== Provided entries

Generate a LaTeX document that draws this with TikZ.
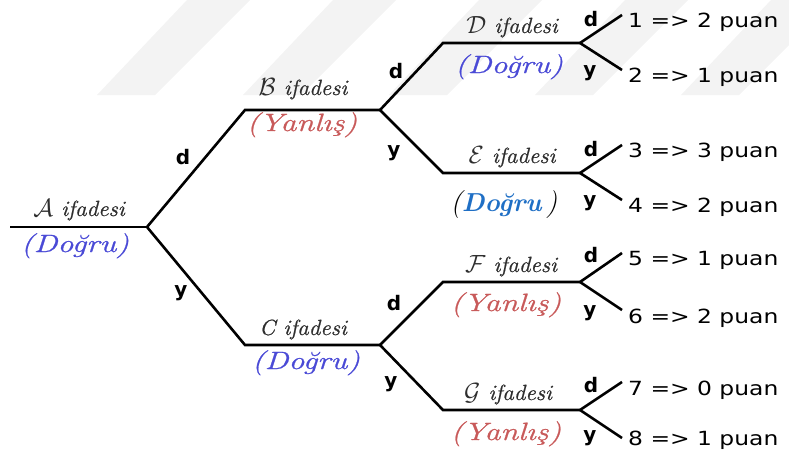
\documentclass[tikz,border=0pt]{standalone}
\usepackage{fontspec}
\newfontfamily\leafsans[FakeStretch=1.2]{DejaVu Sans}
\newfontfamily\dysans{DejaVu Sans}
\newfontfamily\ifdfont[FakeStretch=1.05,FakeBold=0.8]{Latin Modern Roman}
\newfontfamily\dogfont[FakeStretch=1.28,FakeBold=0.9]{Latin Modern Roman}
\definecolor{dogru}{HTML}{4A4AD6}
\definecolor{yanlis}{HTML}{C85A5A}
\definecolor{dogrue}{HTML}{1F6FC5}
\definecolor{stripe}{HTML}{F3F3F3}
\definecolor{ifd}{HTML}{2E2E2E}
\newcommand{\capl}[1]{{\fontsize{26}{26}\selectfont$\mathcal{#1}$}}
\tikzset{
  branch/.style={line width=2.6pt, line join=miter, line cap=butt},
  leaf/.style={anchor=base west, inner sep=0pt, font=\leafsans\fontsize{19.5}{22}\selectfont},
  dy/.style={anchor=base, inner sep=0pt, font=\dysans\bfseries\fontsize{20}{22}\selectfont},
  ifad/.style={anchor=base, inner sep=0pt, text=ifd, font=\ifdfont\itshape\fontsize{22}{24}\selectfont},
  dog/.style={anchor=base, inner sep=0pt, text=dogru, font=\dogfont\itshape\fontsize{25}{27}\selectfont},
  yan/.style={anchor=base, inner sep=0pt, text=yanlis, font=\dogfont\itshape\fontsize{25}{27}\selectfont},
}
\begin{document}
\begin{tikzpicture}[x=1pt,y=-1pt]
\useasboundingbox (0,0) rectangle (789,456);
\clip (0,0) rectangle (789,456);
% faint background stripes
\foreach \k in {0,...,4}{
  \fill[stripe] ({97+146*\k},95) -- ({155+146*\k},95) -- ({250+146*\k},0) -- ({187+146*\k},0) -- cycle;
}
% coordinates
\coordinate (A0) at (10,227);  \coordinate (A1) at (147,227);
\coordinate (B0) at (245,110); \coordinate (B1) at (380,110);
\coordinate (C0) at (245,345); \coordinate (C1) at (380,345);
\coordinate (D0) at (443,43);  \coordinate (D1) at (580,43);
\coordinate (E0) at (443,173); \coordinate (E1) at (580,173);
\coordinate (F0) at (443,282); \coordinate (F1) at (580,282);
\coordinate (G0) at (443,410); \coordinate (G1) at (580,410);
\coordinate (L1) at (622,15);  \coordinate (L2) at (622,70);
\coordinate (L3) at (622,145); \coordinate (L4) at (622,200);
\coordinate (L5) at (622,253); \coordinate (L6) at (622,310);
\coordinate (L7) at (622,382); \coordinate (L8) at (622,438);
% branches
\draw[branch] (A0) -- (A1);
\draw[branch] (A1) -- (B0) -- (B1);
\draw[branch] (A1) -- (C0) -- (C1);
\draw[branch] (B1) -- (D0) -- (D1);
\draw[branch] (B1) -- (E0) -- (E1);
\draw[branch] (C1) -- (F0) -- (F1);
\draw[branch] (C1) -- (G0) -- (G1);
\draw[branch] (D1) -- (L1); \draw[branch] (D1) -- (L2);
\draw[branch] (E1) -- (L3); \draw[branch] (E1) -- (L4);
\draw[branch] (F1) -- (L5); \draw[branch] (F1) -- (L6);
\draw[branch] (G1) -- (L7); \draw[branch] (G1) -- (L8);
% leaf texts
\node[leaf] (t1) at (628,27)  {1 => 2 puan};
\node[leaf] (t2) at (628,82)  {2 => 1 puan};
\node[leaf] (t3) at (628,157) {3 => 3 puan};
\node[leaf] (t4) at (628,212) {4 => 2 puan};
\node[leaf] (t5) at (628,265) {5 => 1 puan};
\node[leaf] (t6) at (628,323) {6 => 2 puan};
\node[leaf] (t7) at (628,395) {7 => 0 puan};
\node[leaf] (t8) at (628,445) {8 => 1 puan};
% d / y labels
\node[dy] (dA) at (183,164) {d}; \node[dy] (yA) at (181,296) {y};
\node[dy] (dB) at (396,78)  {d}; \node[dy] (yB) at (394,156) {y};
\node[dy] (dC) at (394,310) {d}; \node[dy] (yC) at (391,387) {y};
\node[dy] (dD) at (591,26)  {d}; \node[dy] (yD) at (590,76)  {y};
\node[dy] (dE) at (591,156) {d}; \node[dy] (yE) at (590,206) {y};
\node[dy] (dF) at (591,262) {d}; \node[dy] (yF) at (590,316) {y};
\node[dy] (dG) at (591,392) {d}; \node[dy] (yG) at (590,441) {y};
% statement labels
\node[ifad] (nA) at (79,216)  {\capl{A} ifadesi};
\node[dog]  (vA) at (75,252)  {(Doğru)};
\node[ifad] (nB) at (303,95)  {\capl{B} ifadesi};
\node[yan]  (vB) at (302,131) {(Yanlış)};
\node[ifad] (nC) at (303,335) {C ifadesi};
\node[dog]  (vC) at (306,369) {(Doğru)};
\node[ifad] (nD) at (512,33)  {\capl{D} ifadesi};
\node[dog]  (vD) at (509,73)  {(Doğru)};
\node[ifad] (nE) at (512,163) {\capl{E} ifadesi};
\node[anchor=base, inner sep=0pt, font=\itshape\fontsize{28}{30}\selectfont] (vE) at (504,211) {(\textcolor{dogrue}{\bfseries\fontsize{26}{28}\selectfont Doğru}\,)};
\node[ifad] (nF) at (511,272) {\capl{F} ifadesi};
\node[yan]  (vF) at (506,311) {(Yanlış)};
\node[ifad] (nG) at (508,400) {\capl{G} ifadesi};
\node[yan]  (vG) at (506,440) {(Yanlış)};
\end{tikzpicture}
\end{document}
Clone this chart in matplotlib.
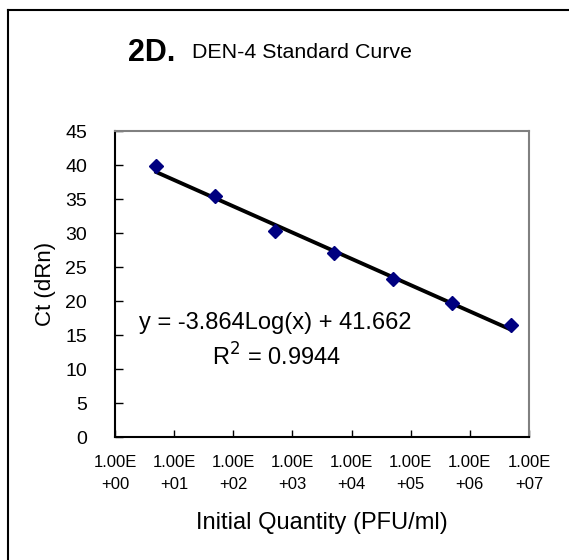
import numpy as np
import matplotlib
matplotlib.use("Agg")
import matplotlib.pyplot as plt
from matplotlib.lines import Line2D

plt.rcParams['font.family'] = ['Liberation Sans', 'DejaVu Sans']

# standard curve data (PFU/ml vs Ct)
quantity = [5, 50, 500, 5000, 50000, 500000, 5000000]
ct_values = [39.8, 35.4, 30.3, 27.0, 23.2, 19.7, 16.5]

# trendline as printed on the chart
slope = -3.864
intercept = 41.662
r_squared = 0.9944

tick_exponents = [0, 1, 2, 3, 4, 5, 6, 7]
tick_labels = ["1.00E\n+%02d" % e for e in tick_exponents]
y_ticks = [0, 5, 10, 15, 20, 25, 30, 35, 40, 45]

fig = plt.figure(figsize=(5.69, 5.6), dpi=100)
ax = fig.add_axes([0.2021, 0.2196, 0.7276, 0.5464])

# trend line
xs = np.logspace(np.log10(quantity[0]), np.log10(quantity[-1]), 50)
ax.plot(xs, slope * np.log10(xs) + intercept, color='black', lw=2.8, zorder=2)

ax.plot(quantity, ct_values, linestyle='none', marker='D', markersize=7.5,
        color='#000080', zorder=3)

ax.set_xscale('log')
ax.set_xlim(1, 1e7)
ax.set_ylim(0, 45)
ax.set_xticks([10.0 ** e for e in tick_exponents])
ax.set_xticklabels(tick_labels, fontsize=12, linespacing=1.6)
ax.xaxis.set_minor_locator(matplotlib.ticker.NullLocator())
ax.set_yticks(y_ticks)
ax.tick_params(axis='y', direction='in', length=6, width=1, labelsize=14, pad=20)
ax.tick_params(axis='x', direction='in', length=5, width=1, pad=13)

for s in ['left', 'bottom']:
    ax.spines[s].set_color('black')
    ax.spines[s].set_linewidth(1.5)
for s in ['top', 'right']:
    ax.spines[s].set_color('#808080')
    ax.spines[s].set_linewidth(1.5)

ax.set_xlabel("Initial Quantity (PFU/ml)", fontsize=17, labelpad=14)
ax.set_ylabel("Ct (dRn)", fontsize=16, labelpad=7)

ax.text(0.388, 0.373, "y = %.3fLog(x) + %.3f" % (slope, intercept),
        transform=ax.transAxes, ha='center', va='center', fontsize=17)
ax.text(0.391, 0.261, "R$^2$ = %.4f" % r_squared,
        transform=ax.transAxes, ha='center', va='center', fontsize=17)

fig.text(128 / 569, 1 - 53 / 560, "2D.", fontsize=22, fontweight='bold', ha='left', va='center')
fig.text(192 / 569, 1 - 53 / 560, "DEN-4 Standard Curve", fontsize=15.4, ha='left', va='center')

# outer frame (only top and left edges visible)
fig.add_artist(Line2D([8 / 569, 8 / 569], [0, 1 - 10 / 560], color='black', lw=1.5))
fig.add_artist(Line2D([8 / 569, 1], [1 - 10 / 560, 1 - 10 / 560], color='black', lw=1.5))

fig.savefig("out.png", dpi=100, facecolor='white')
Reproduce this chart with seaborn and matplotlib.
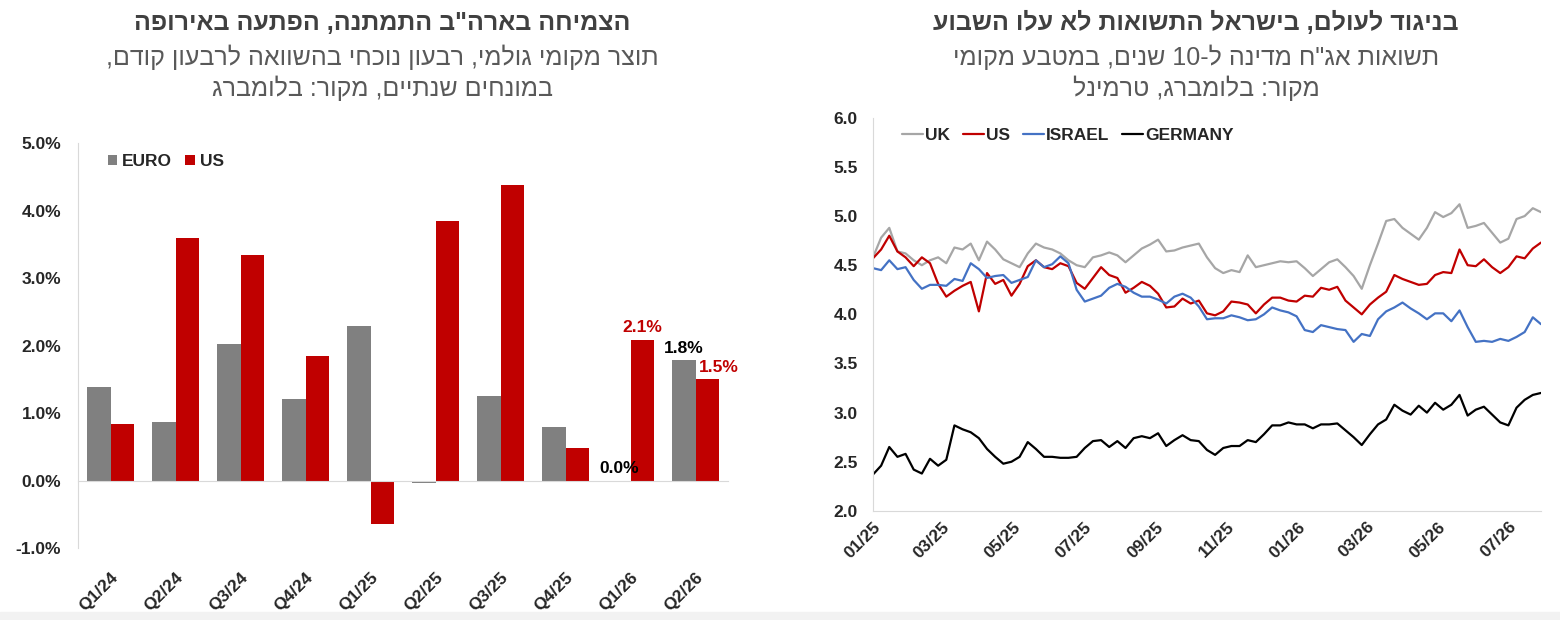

====

Determine how many lines contain the word "this" and reply with that number alone.

3